Paraguay 5599, Palermo Hollywood; Ph 4772 7343
The most established of the bunch and one of the most popular parrillas with the locals, La Dorita is a classic Argentine steakhouse. With Boca Juniors paraphernalia plastered over the walls, it’s not trying to be hip or sophisticated and that’s what we love about it. We also love their mollejas (veal sweetbreads), which are nothing less than sublime, and their provoleta (smoky grilled cheese) is our favourite in the neighbourhood. They do some scrumptious papas fritas con cebolla (potato fries with fried onion) and the meat, of course, is awesome. We like to order one bife de chorizo (200g) and one bife de lomo (400g) and share them. Service is friendly and affable.
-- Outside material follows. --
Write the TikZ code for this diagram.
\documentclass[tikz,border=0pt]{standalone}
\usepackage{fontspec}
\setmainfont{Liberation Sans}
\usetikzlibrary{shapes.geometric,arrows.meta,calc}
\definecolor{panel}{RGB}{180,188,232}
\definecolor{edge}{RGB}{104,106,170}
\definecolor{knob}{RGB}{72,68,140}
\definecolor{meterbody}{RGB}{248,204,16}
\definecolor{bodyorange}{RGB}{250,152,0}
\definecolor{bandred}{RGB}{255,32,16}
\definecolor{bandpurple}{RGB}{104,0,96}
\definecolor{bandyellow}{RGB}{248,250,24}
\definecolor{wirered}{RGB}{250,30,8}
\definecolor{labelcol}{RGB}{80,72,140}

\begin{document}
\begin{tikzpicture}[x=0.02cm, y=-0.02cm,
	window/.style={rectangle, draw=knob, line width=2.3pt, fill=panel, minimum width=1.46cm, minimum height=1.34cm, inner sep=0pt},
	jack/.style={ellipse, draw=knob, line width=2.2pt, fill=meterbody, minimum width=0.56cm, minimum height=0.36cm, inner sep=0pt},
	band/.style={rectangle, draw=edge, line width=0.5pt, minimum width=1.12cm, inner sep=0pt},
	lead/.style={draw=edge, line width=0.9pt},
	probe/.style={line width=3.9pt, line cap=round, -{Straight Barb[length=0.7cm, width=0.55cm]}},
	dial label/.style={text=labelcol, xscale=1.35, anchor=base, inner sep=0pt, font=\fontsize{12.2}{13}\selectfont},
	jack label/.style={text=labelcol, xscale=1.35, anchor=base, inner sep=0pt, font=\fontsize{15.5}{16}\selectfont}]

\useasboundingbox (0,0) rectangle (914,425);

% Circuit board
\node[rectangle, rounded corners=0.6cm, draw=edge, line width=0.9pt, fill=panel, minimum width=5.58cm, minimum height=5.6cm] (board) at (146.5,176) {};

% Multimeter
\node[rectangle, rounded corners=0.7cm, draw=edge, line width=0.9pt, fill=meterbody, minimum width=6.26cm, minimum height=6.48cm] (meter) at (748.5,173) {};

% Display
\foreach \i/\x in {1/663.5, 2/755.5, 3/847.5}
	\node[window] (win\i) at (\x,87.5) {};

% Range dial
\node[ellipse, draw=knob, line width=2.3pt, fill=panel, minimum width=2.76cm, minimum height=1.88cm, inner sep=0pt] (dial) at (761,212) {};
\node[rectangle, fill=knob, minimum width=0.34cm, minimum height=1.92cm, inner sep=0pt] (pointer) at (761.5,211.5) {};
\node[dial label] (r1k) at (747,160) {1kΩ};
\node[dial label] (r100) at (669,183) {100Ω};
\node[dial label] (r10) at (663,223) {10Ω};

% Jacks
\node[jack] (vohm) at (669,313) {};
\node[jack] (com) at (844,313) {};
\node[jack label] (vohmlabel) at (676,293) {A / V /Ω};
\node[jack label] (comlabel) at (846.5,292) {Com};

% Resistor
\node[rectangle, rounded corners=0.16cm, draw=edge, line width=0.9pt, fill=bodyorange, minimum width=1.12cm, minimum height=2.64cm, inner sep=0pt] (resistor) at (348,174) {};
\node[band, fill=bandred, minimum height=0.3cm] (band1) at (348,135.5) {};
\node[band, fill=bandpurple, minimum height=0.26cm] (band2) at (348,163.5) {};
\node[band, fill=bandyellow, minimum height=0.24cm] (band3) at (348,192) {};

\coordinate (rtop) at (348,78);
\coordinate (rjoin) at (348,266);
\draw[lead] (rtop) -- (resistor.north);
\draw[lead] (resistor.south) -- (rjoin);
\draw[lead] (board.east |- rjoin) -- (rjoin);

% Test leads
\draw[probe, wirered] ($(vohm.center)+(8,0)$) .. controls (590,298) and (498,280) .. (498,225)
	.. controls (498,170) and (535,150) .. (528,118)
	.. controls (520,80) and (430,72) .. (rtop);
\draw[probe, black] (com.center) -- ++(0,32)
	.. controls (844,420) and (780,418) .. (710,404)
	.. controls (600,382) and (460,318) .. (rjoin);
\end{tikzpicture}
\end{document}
Humboldt 1905, Palermo Hollywood; Ph 4773 0070
Rey del Vino
By the time we visited ‘The King of Wines’, another big local place not far from El Trapiche, we’d been constant carnivores for a couple of weeks. Here, we set about a not-so-little taste test of bife de lomo versus bife de chorizo and were relieved to find that like at El Trapiche, the steaks were beautifully prepared and exemplary in style. The offal was superb too, especially the mollejas especiales (sublime!) and the morcilla (blood sausage). Rey del Vino also has loads of atmosphere, its ceiling dripping with jamons and its walls lined with wine bottles. We love Buenos Aires waiters, who we generally find to be warm, friendly and professional, but here the service was outstanding.
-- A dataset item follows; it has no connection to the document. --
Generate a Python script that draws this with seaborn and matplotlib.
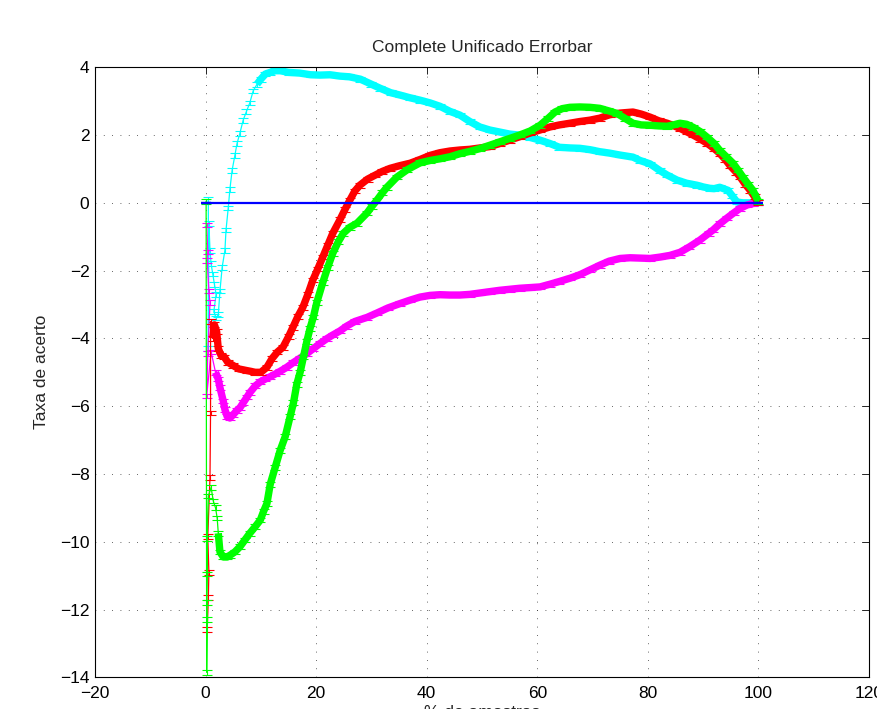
import numpy as np
import pandas as pd
import matplotlib
matplotlib.use("Agg")
import matplotlib.pyplot as plt
import seaborn as sns

# ── valores (x = %, y = taxa de acerto) ──────────────────────────────────────
CYAN_X = [0.5, 0.5, 0.6, 0.8, 1.0, 1.3, 1.6, 1.9, 1.5, 1.9, 2.3, 2.6, 3.0, 3.5, 3.7,
          4.1, 4.4, 4.8, 5.3, 5.7, 6.2, 6.8, 7.4, 8.0, 8.6, 9.3, 10.0, 10.8, 11.7, 12.6,
          13.5, 15.0, 17.0, 19.0, 20.7, 22.5, 24.3, 26.0, 28.0, 30.0, 31.6, 33.5, 35.2,
          37.0, 38.8, 40.6, 42.4, 44.2, 46.0, 47.8, 49.6, 51.4, 53.2, 55.0, 56.8, 58.7,
          60.5, 62.3, 64.0, 66.0, 67.7, 69.5, 71.3, 73.0, 75.0, 77.3, 78.6, 80.4, 82.2,
          83.5, 85.3, 87.0, 88.9, 90.0, 91.2, 92.0, 93.0, 94.5, 95.3, 96.1, 97.0, 98.0,
          99.0, 100.0]
CYAN_Y = [0.1, -4.3, -0.6, -1.4, -1.8, -2.1, -2.4, -2.7, -3.2, -3.4, -3.3, -2.6, -1.9,
          -1.4, -0.8, -0.15, 0.4, 0.96, 1.4, 1.76, 2.05, 2.44, 2.7, 2.95, 3.3, 3.5, 3.65,
          3.8, 3.85, 3.9, 3.9, 3.85, 3.83, 3.78, 3.77, 3.78, 3.74, 3.72, 3.65, 3.5, 3.38,
          3.25, 3.18, 3.1, 3.03, 2.95, 2.85, 2.7, 2.59, 2.4, 2.24, 2.15, 2.09, 2.03, 2.0,
          1.93, 1.85, 1.75, 1.64, 1.62, 1.61, 1.57, 1.51, 1.47, 1.41, 1.35, 1.25, 1.15,
          0.95, 0.82, 0.67, 0.58, 0.52, 0.47, 0.43, 0.42, 0.46, 0.37, 0.2, 0.03, 0.0, 0.0,
          0.0, 0.0]

RED_X = [0.3, 0.5, 0.6, 0.4, 0.8, 0.9, 0.9, 1.3, 1.6, 2.0, 2.3, 2.8, 3.4, 4.0, 5.0,
         6.0, 7.5, 9.0, 10.0, 11.1, 12.0, 13.0, 14.0, 15.0, 15.8, 16.7, 17.6, 18.5, 19.4,
         20.3, 21.2, 22.1, 23.0, 24.3, 25.2, 26.1, 27.0, 27.9, 29.3, 30.7, 32.0, 33.4,
         35.2, 37.0, 38.8, 40.6, 42.4, 44.2, 46.0, 47.8, 49.6, 51.4, 53.2, 55.0, 56.8,
         58.7, 60.5, 62.3, 64.0, 65.9, 67.7, 69.5, 71.3, 73.1, 75.0, 77.3, 78.8, 80.4,
         82.0, 83.5, 85.8, 87.0, 88.2, 89.5, 90.7, 92.0, 93.0, 94.0, 94.8, 96.0, 96.7,
         97.6, 98.5, 99.3, 100.0]
RED_Y = [-12.6, -11.65, -10.9, -9.85, -8.1, -6.2, -3.5, -4.0, -3.6, -3.8, -4.3, -4.5,
         -4.55, -4.7, -4.8, -4.9, -4.95, -5.0, -5.0, -4.85, -4.6, -4.4, -4.26, -3.95,
         -3.67, -3.35, -3.08, -2.7, -2.28, -1.95, -1.6, -1.25, -0.9, -0.5, -0.2, 0.08,
         0.35, 0.52, 0.7, 0.82, 0.93, 1.02, 1.1, 1.17, 1.28, 1.4, 1.48, 1.53, 1.56, 1.58,
         1.62, 1.66, 1.75, 1.85, 1.95, 2.06, 2.15, 2.24, 2.3, 2.35, 2.4, 2.44, 2.5, 2.6,
         2.65, 2.68, 2.62, 2.53, 2.42, 2.35, 2.2, 2.1, 2.0, 1.88, 1.76, 1.6, 1.46, 1.28,
         1.11, 0.9, 0.76, 0.55, 0.37, 0.18, 0.0]

GREEN_X = [0.1, 0.2, 0.3, 0.2, 0.3, 0.3, 0.5, 1.0, 1.4, 1.8, 2.1, 2.3, 2.6, 3.2, 3.9,
           4.4, 5.3, 6.2, 7.1, 8.0, 9.0, 9.9, 10.5, 11.1, 11.7, 12.6, 13.5, 14.4, 15.3,
           15.9, 16.5, 17.1, 17.7, 18.3, 18.9, 19.5, 20.1, 21.2, 22.1, 23.0, 24.0, 24.9,
           26.1, 27.4, 29.2, 30.1, 31.0, 32.0, 32.8, 34.6, 36.5, 38.8, 40.6, 42.4, 44.2,
           46.0, 47.8, 49.6, 51.4, 53.2, 55.0, 56.8, 58.7, 60.5, 62.0, 63.2, 64.5, 65.9,
           67.7, 69.5, 71.3, 72.8, 74.4, 75.8, 77.3, 78.8, 80.4, 82.0, 83.5, 84.6, 85.8,
           87.0, 88.2, 89.5, 90.7, 92.0, 93.0, 94.2, 95.4, 96.3, 97.2, 98.1, 99.0, 100.0]
GREEN_Y = [0.05, -13.85, -12.3, -11.8, -10.95, -9.9, -8.65, -8.4, -8.8, -9.0, -9.3,
           -9.75, -10.3, -10.45, -10.45, -10.4, -10.3, -10.15, -9.95, -9.75, -9.55,
           -9.36, -9.1, -8.87, -8.3, -7.8, -7.3, -6.9, -6.3, -5.9, -5.35, -5.0, -4.55,
           -4.1, -3.7, -3.37, -2.95, -2.35, -1.9, -1.49, -1.15, -0.9, -0.72, -0.6, -0.3,
           -0.1, 0.08, 0.3, 0.46, 0.76, 0.98, 1.18, 1.25, 1.3, 1.36, 1.45, 1.52, 1.6,
           1.7, 1.8, 1.9, 2.0, 2.12, 2.29, 2.5, 2.68, 2.78, 2.82, 2.83, 2.82, 2.79,
           2.72, 2.64, 2.5, 2.35, 2.3, 2.29, 2.27, 2.26, 2.3, 2.35, 2.32, 2.23, 2.1, 1.94,
           1.75, 1.55, 1.36, 1.17, 0.97, 0.76, 0.56, 0.37, 0.05]

MAGENTA_X = [0.2, 0.4, 0.3, 0.6, 0.8, 0.4, 0.2, 1.0, 1.8, 2.3, 2.6, 3.2, 3.5, 3.9,
             4.4, 5.0, 5.7, 6.2, 6.8, 7.5, 8.0, 9.0, 9.9, 10.8, 11.7, 12.6, 13.5, 14.7,
             15.8, 17.1, 18.3, 19.5, 20.7, 22.0, 23.0, 24.3, 25.5, 27.0, 29.2, 31.0, 33.0,
             35.2, 37.0, 38.8, 40.6, 42.4, 44.2, 46.0, 47.8, 49.6, 51.4, 53.2, 55.0, 56.8,
             58.7, 60.5, 62.3, 64.0, 66.0, 67.7, 69.5, 71.3, 73.0, 75.0, 76.8, 78.6, 80.4,
             82.2, 84.0, 85.8, 87.5, 89.4, 91.0, 91.8, 93.0, 94.3, 95.5, 96.7, 98.0, 99.0,
             100.0]
MAGENTA_Y = [-0.65, -1.45, -1.7, -2.6, -2.95, -4.45, -5.7, -4.4, -5.0, -5.2, -5.45,
             -5.85, -6.1, -6.3, -6.35, -6.25, -6.12, -6.05, -5.9, -5.73, -5.6, -5.4,
             -5.28, -5.2, -5.13, -5.05, -4.97, -4.85, -4.72, -4.58, -4.45, -4.3, -4.15,
             -4.0, -3.9, -3.78, -3.64, -3.5, -3.38, -3.25, -3.1, -2.97, -2.87, -2.78,
             -2.73, -2.71, -2.72, -2.72, -2.7, -2.66, -2.62, -2.58, -2.55, -2.52, -2.5,
             -2.48, -2.4, -2.32, -2.22, -2.12, -1.98, -1.84, -1.72, -1.64, -1.62, -1.63,
             -1.64, -1.6, -1.55, -1.46, -1.3, -1.1, -0.9, -0.8, -0.62, -0.45, -0.3, -0.16,
             -0.06, -0.02, 0.0]

BLUE_X = [0, 100]
BLUE_Y = [0, 0]
ERR = 0.07  # meia-altura das barras de erro

TITLE = "Complete Unificado Errorbar"
XLABEL = "% de amostras"
YLABEL = "Taxa de acerto"
XTICKS = [-20, 0, 20, 40, 60, 80, 100, 120]
YTICKS = [-14, -12, -10, -8, -6, -4, -2, 0, 2, 4]

# ── estilo ───────────────────────────────────────────────────────────────────
sns.set_style("white")
plt.rcParams["font.family"] = ["Liberation Sans", "DejaVu Sans"]

COLORS = {"cyan": "#00ffff", "magenta": "#ff00ff", "red": "#ff0000",
          "green": "#00ff00", "blue": "#0000ff"}
BAND_FROM = {"cyan": 9.3, "magenta": 1.8, "red": 1.3, "green": 2.3}

series = [("cyan", CYAN_X, CYAN_Y), ("magenta", MAGENTA_X, MAGENTA_Y),
          ("red", RED_X, RED_Y), ("green", GREEN_X, GREEN_Y)]

fig = plt.figure(figsize=(8.78, 7.09), dpi=100)
ax = fig.add_axes([95 / 878, 1 - 677.3 / 709, 774 / 878, 610 / 709])

for z, (name, xs, ys) in enumerate(series, start=2):
    df = pd.DataFrame({"x": xs, "y": ys})
    col = COLORS[name]
    # linha fina ligando todos os pontos
    sns.lineplot(data=df, x="x", y="y", sort=False, estimator=None, color=col,
                 linewidth=0.9, ax=ax, zorder=z)
    # faixa densa (marcadores sobrepostos na figura original)
    band = df[df["x"] >= BAND_FROM[name]]
    sns.lineplot(data=band, x="x", y="y", sort=False, estimator=None, color=col,
                 linewidth=5.3, ax=ax, zorder=z, solid_capstyle="butt")
    ax.errorbar(df["x"], df["y"], yerr=ERR, fmt="none", ecolor=col,
                elinewidth=0.8, capsize=3.5, capthick=0.8, zorder=z)

ax.errorbar(BLUE_X, BLUE_Y, yerr=0, fmt="-", color=COLORS["blue"], ecolor=COLORS["blue"],
            linewidth=1.6, capsize=3.3, capthick=1.6, zorder=10)

ax.set_xlim(-20, 120)
ax.set_ylim(-14, 4)
ax.set_xticks(XTICKS)
ax.set_yticks(YTICKS)
ax.grid(True, color="0.2", linestyle=(0, (1, 9)), linewidth=0.6)
for s in ax.spines.values():
    s.set_visible(True)
    s.set_color("black")
    s.set_linewidth(0.8)
ax.tick_params(direction="in", top=True, right=True, length=5, width=0.6,
               labelsize=12.5, colors="black")
ax.tick_params(axis="x", pad=6)
ax.tick_params(axis="y", pad=4)

ax.set_title(TITLE, fontsize=12.5, pad=11)
ax.set_xlabel(XLABEL, fontsize=12.5, labelpad=3)
ax.set_ylabel(YLABEL, fontsize=12.5, labelpad=8)

fig.savefig("out.png", dpi=100)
Juan B. Justo 887, Palermo Hollywood; Ph 4771 3292
Miranda was a real hot spot when we were here a few years ago, with hipsters lined up outside every night to get in. (They don’t take bookings.) This time we went late one night early in the week to see what it’s like these days. The space is still attractive – polished concrete floors, colossal picture windows, ceilings that seem to rise forever, rustic wooden tables and chairs, and cool young staff – and the atmosphere is still buzzy. While there weren’t any lines the night we went, the food is still worth queuing for. The provoleta is delicious, and our bife de lomo and cordero (lamb) were both succulent and full of flavour.
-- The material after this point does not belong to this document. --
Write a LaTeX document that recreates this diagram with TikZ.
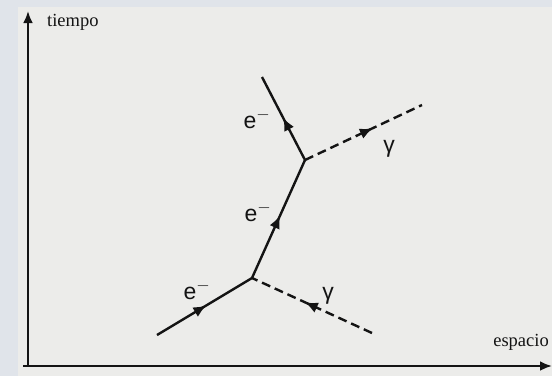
\documentclass[tikz,border=0pt]{standalone}
\usepackage{fontspec}
\setmainfont{Liberation Serif}
\newfontfamily\labfont{Liberation Sans}
\usetikzlibrary{arrows.meta,decorations.markings}
\definecolor{paper}{RGB}{236,236,234}
\definecolor{strip}{RGB}{224,228,234}
\definecolor{ink}{RGB}{20,20,20}
\tikzset{
  axis/.style={draw=ink,line width=2.8pt,-{Latex[length=12pt,width=10pt]}},
  fermion/.style={draw=ink,line width=2.4pt,postaction={decorate},
    decoration={markings,mark=at position #1 with {\arrow{Latex[length=13pt,width=11pt]}}}},
  photon/.style={draw=ink,line width=2.4pt,dash pattern=on 9pt off 5pt,postaction={decorate},
    decoration={markings,mark=at position #1 with {\arrow[solid]{Latex[length=13pt,width=11pt]}}}},
  axlabel/.style={font=\fontsize{18.5}{21}\selectfont,text=ink,inner sep=0pt},
  plabel/.style={font=\labfont\fontsize{23}{25}\selectfont,text=ink,inner sep=0pt}
}
\begin{document}
\begin{tikzpicture}[x=1pt,y=-1pt]
\useasboundingbox (0,0) rectangle (552,376);
\fill[paper] (0,0) rectangle (552,376);
\fill[strip] (0,0) rectangle (18,376);
\fill[strip] (0,0) rectangle (552,7);
% axes
\coordinate (O) at (28,366);
\coordinate (T) at (28,11);
\coordinate (X) at (552,366);
\draw[axis] (O) -- (T);
\draw[axis] (23,366) -- (X);
\node[axlabel,anchor=west] (tiempo) at (47,22) {tiempo};
\node[axlabel,anchor=east] (espacio) at (549,342) {espacio};
% vertices and ends
\coordinate (v1) at (252,278);
\coordinate (v2) at (305,160);
\coordinate (ein) at (157,335);
\coordinate (eout) at (262,77);
\coordinate (gin) at (372,333);
\coordinate (gout) at (422,105);
% lines
\draw[fermion=0.52] (ein) -- (v1);
\draw[fermion=0.53] (v1) -- (v2);
\draw[fermion=0.51] (v2) -- (eout);
\draw[photon=0.56] (gin) -- (v1);
\draw[photon=0.58] (v2) -- (gout);
% labels
\node[plabel] (l1) at (197,290) {e$^{-}$};
\node[plabel] (l2) at (258,212) {e$^{-}$};
\node[plabel] (l3) at (257,119) {e$^{-}$};
\node[plabel] (g1) at (328,296) {γ};
\node[plabel] (g2) at (389,149) {γ};
\end{tikzpicture}
\end{document}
Costa Rica 5602, Palermo Hollywood; Ph 4773 4255
There are so many restaurants in Palermo, especially parrillas, that the last time we were in Buenos Aires, Don Julio, one of the most popular parrillas with expats and US visitors, didn’t even make our final cut for the guidebook we were writing. As Don Julio is just a couple of blocks from where we’re staying, we decided to try it again. The main reason we left it out of the book last time was the sheer amount of English being spoken in the room, and while that hasn’t changed, we still love the space, the service, the steaks, and the full view of the grill. Their offal, however, was just awful. Stick to Papas Española (Spanish fries), thin, crispy round potato slices that are soft in the centre like the famous fries from Jerez.